The equilibrium constant, often denoted as \( K_c \), is a crucial concept in chemical equilibrium. It indicates the extent to which the reactants are converted into products at equilibrium. This value is derived from the ratio of the concentrations of products to the concentrations of the reactants. If \( K_c > 1 \), it implies that at equilibrium, the products are favored, meaning more products are present compared to reactants.
For instance, in the isomerization of 2-butene, the equilibrium constant \( K_c \) is given as 1.50 at 580 K. This relatively high value indicates that at this temperature, the trans isomer is more stable and predominantly present when equilibrium is reached.
Understanding equilibrium constants allows chemists to predict whether a reaction will favor the formation of products based on the given conditions.

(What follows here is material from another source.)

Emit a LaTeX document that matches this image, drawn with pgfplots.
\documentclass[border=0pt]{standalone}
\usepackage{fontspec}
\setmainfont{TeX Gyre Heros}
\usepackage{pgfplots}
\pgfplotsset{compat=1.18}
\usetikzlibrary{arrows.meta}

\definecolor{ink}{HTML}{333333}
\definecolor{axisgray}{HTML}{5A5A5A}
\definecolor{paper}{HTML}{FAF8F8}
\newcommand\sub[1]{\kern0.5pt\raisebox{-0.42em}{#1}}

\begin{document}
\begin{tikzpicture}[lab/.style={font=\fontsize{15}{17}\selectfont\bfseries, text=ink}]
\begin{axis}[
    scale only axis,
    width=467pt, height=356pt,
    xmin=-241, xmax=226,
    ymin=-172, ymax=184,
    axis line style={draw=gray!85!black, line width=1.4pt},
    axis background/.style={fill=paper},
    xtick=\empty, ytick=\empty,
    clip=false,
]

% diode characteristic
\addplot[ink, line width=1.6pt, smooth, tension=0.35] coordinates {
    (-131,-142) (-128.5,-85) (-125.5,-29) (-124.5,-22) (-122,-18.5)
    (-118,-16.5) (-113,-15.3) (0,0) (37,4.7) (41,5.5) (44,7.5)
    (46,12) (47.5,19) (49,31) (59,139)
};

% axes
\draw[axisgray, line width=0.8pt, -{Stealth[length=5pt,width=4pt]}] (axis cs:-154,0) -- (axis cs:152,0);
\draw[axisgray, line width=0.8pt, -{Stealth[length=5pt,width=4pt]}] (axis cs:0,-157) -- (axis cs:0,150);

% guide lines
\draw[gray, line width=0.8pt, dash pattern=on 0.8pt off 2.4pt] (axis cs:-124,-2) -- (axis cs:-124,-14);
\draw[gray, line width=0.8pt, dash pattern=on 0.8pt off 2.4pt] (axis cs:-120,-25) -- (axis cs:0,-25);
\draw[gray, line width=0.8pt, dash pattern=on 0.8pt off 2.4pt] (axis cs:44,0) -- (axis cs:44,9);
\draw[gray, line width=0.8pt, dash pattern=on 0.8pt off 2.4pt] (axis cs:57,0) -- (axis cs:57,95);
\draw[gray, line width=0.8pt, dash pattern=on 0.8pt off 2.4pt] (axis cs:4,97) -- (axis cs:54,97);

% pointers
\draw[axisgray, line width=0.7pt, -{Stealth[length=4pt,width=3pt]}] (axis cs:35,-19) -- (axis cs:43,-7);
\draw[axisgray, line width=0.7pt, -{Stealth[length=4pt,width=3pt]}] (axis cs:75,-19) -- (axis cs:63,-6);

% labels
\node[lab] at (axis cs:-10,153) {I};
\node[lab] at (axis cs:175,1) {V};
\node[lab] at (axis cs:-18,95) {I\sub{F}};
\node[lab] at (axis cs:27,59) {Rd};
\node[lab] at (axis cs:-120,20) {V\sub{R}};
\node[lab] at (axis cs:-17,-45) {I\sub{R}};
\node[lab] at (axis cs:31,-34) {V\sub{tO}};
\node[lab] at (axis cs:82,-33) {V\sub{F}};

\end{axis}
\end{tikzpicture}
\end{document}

It also makes it easier to calculate the concentrations of various species in a reaction mixture at equilibrium.

Isomerization is an intriguing process where molecules with the same molecular formula undergo structural changes to form isomers. These structural rearrangements do not change the molecular formula but can result in different physical and chemical properties. Isomerization can significantly impact the stability and reactivity of molecules.
In the context of 2-butene, isomerization involves the conversion between cis-2-butene and trans-2-butene. This change affects the geometry around the double bond, which subsequently alters the properties of the molecule. For example, the trans isomer of 2-butene is generally more stable due to less steric hindrance compared to its cis counterpart.
This equilibrium between the cis and trans forms is crucial, especially in industrial chemical processes, where the desired isomer can significantly affect the efficiency and outcome of subsequent chemical reactions.

The compound 2-butene has two geometric isomers: cis and trans. These isomers differ in the spatial arrangement of the methyl groups around the carbon-carbon double bond.

• Cis-2-butene: In this isomer, the two methyl groups are on the same side of the double bond. This arrangement can result in steric hindrance, leading to a less stable molecule compared to its trans counterpart.
• Trans-2-butene: In contrast, the trans isomer has the methyl groups on opposite sides of the double bond. This configuration alleviates steric clashes and results in a more stable molecule. Consequently, the trans isomer is often more prevalent at equilibrium.

The physical properties of these isomers can also vary. For example, the trans isomer typically has a higher melting point due to its linear structure, allowing for more effective packing in the solid state.
Understanding the differences between cis and trans isomers is essential, as these variations can influence the energy, reactions, and application of these compounds in various chemical processes.